Lebanon Central Bank Governor Riad Salameh on Monday denied that the institution he has led for 30 years was bankrupt and said it was still going about its legally-mandated role despite losses in the financial sector.
The comments in a statement by the governor were an apparent response to the deputy prime minister, who said on Sunday that both the state and the central bank were bankrupt.
Lebanon is in the third year of a financial implosion caused by decades of corruption and bad policies that has led the currency to crash in value by more than 90% and banks to lock most savers out of hard-currency accounts.
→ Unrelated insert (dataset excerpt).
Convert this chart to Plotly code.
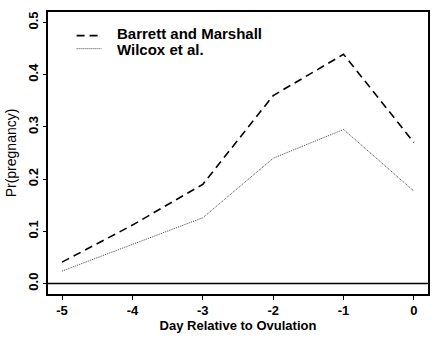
import plotly.graph_objects as go

days = [-5, -4, -3, -2, -1, 0]
barrett = [0.041, 0.112, 0.190, 0.360, 0.439, 0.270]
wilcox = [0.024, 0.075, 0.126, 0.240, 0.295, 0.177]
xticks = [-5, -4, -3, -2, -1, 0]
yticks = [0.0, 0.1, 0.2, 0.3, 0.4, 0.5]
ytick_labels = ["0.0", "0.1", "0.2", "0.3", "0.4", "0.5"]
series_names = ["Barrett and Marshall", "Wilcox et al."]

dash_b = dict(color="black", width=1.6, dash="8px,5px")
dash_w = dict(color="#444444", width=1, dash="1px,1px")

fig = go.Figure()
fig.add_trace(go.Scatter(x=days, y=barrett, mode="lines", name=series_names[0], line=dash_b))
fig.add_trace(go.Scatter(x=days, y=wilcox, mode="lines", name=series_names[1], line=dash_w))
fig.add_hline(y=0, line=dict(color="black", width=1.5))

# legend drawn as decoration (paper coordinates)
leg_x0, leg_x1, txt_x = 0.0753, 0.1403, 0.179
leg_rows = [(0.9164, 0.9251, dash_b), (0.870, 0.8676, dash_w)]
for name, (ly, ty, ln) in zip(series_names, leg_rows):
    fig.add_shape(type="line", xref="paper", yref="paper", x0=leg_x0, x1=leg_x1,
                  y0=ly, y1=ly, line=ln)
    fig.add_annotation(xref="paper", yref="paper", x=txt_x, y=ty, text=name,
                       showarrow=False, xanchor="left", yanchor="middle", borderpad=0,
                       font=dict(size=15, weight="bold"))

font = "Liberation Sans, Arial, sans-serif"
fig.update_layout(
    width=440, height=341,
    margin=dict(l=43, r=12, t=10, b=44),
    paper_bgcolor="white", plot_bgcolor="white",
    font=dict(family=font, color="black"),
    showlegend=False,
    xaxis=dict(range=[-5.2, 0.2], tickvals=xticks, ticktext=[str(v) for v in xticks],
               showgrid=False, zeroline=False, showline=True, linecolor="black", linewidth=1.5,
               mirror=True, ticks="outside", ticklen=4, tickcolor="black",
               tickfont=dict(size=13, weight="bold"),
               title=dict(text="Day Relative to Ovulation", font=dict(size=13, weight="bold"), standoff=4)),
    yaxis=dict(range=[-0.02, 0.52], tickvals=yticks, ticktext=ytick_labels,
               showgrid=False, zeroline=False, showline=True, linecolor="black", linewidth=1.5,
               mirror=True, ticks="outside", ticklen=3, tickcolor="black", tickangle=-90,
               tickfont=dict(size=13, weight="bold"),
               title=dict(text="Pr(pregnancy)", font=dict(size=14), standoff=6)),
)
fig.write_html("out.html")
A draft government financial rescue plan earlier this year estimated a roughly $70 billion hole in the financial sector.
The government is revising the plan as part of talks with the International Monetary fund, from which it is seeking an aid program.
"Unfortunately, the state is bankrupt, as is the central bank, so we have a problem ... the loss has occurred," Deputy Prime Minister Saade Chami said during an interview on Sunday.
Chami on Monday told local broadcaster OTV he had been speaking about the state's inability to contribute significantly to bridging financial sector losses, "which means it has no liquidity."
Salameh's statement said: "What is being circulated about the bankruptcy of the central bank is not true." It added the bank was still going about its legally-mandated duties under article 70 of the money and credit law, which states the bank is entrusted with preserving the integrity of the Lebanese currency and maintaining economic stability.
The World Bank estimates Lebanon's economy to have contracted by nearly 60% between 2019 and 2021, in what it has called one of the worst financial crises in modern times.
Asked about Chami's comments earlier in the day, Prime Minister Najib Mikati said he believed his deputy was speaking about "liquidity, not solvency," a statement from his office said. He did not elaborate.